"Without doubt, this is the band's coming of age."
by Mark S. Tucker for Folk And Acoustic Music Exchange October 27, 2012
Sweet! The second of four DNC (no, good lord!, not the Democratic National Convention but Drivin' N' Cryin') EPs has arrived, following on Songs from the Laundromat (here). As the boyz themselves exclaim, the influences this time around are The
Kinks, The Who, Count Five, The Ramones, and others, and that baseline shows without mercy in Songs about Cars, Space, and the Ramones. Raucous, loud, energetic, and in your face with more than a little shirtsleeve snottiness, the band has found its zone. Catch, for instance, the killer Cars guitar line in Moonshot. Brilliant! Takes the song up a whole 'nother notch in a nasty, dirty, futuristic contrast to the driving grunge of the basic format. Then jump over to the manic lead slipped in by Cheetah Chrome in Out Here in
the Middle of Nowhere, a very Seeds-y
cut. Ah, but the closer, Space Eyes, is a cross between the Ventures and Ronnie Montrose's take on Town without Pity a la Wayne Cochran and the C.C. Riders, almost Ennio Morricone-esque.

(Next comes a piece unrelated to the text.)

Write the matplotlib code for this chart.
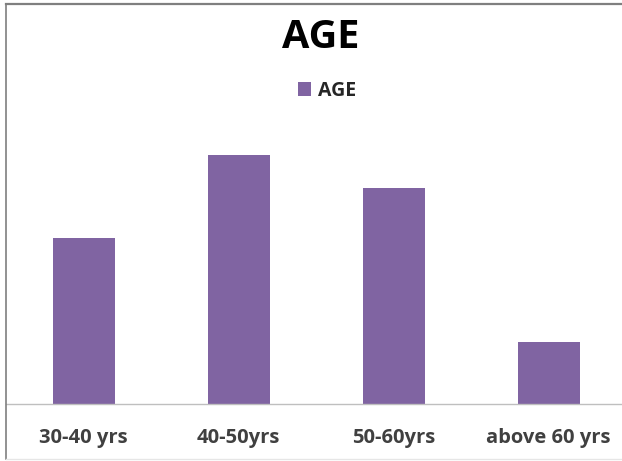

The most interesting facet to what may seem to be a jumble of sounds, though, is how damn well DNC makes it all hang together. What they inherited from Pete Townshend, Ray Davies, 'n da Ramones gaggle dovetails cleanly into a driving, rockin', gut level exposition erupting from what has slowly been working into a signature marrying pop to Brit Invasion rokk to punky urgency, the result filling up all the spaces in their evolutionary timeline. Without doubt, this is the band's coming of age.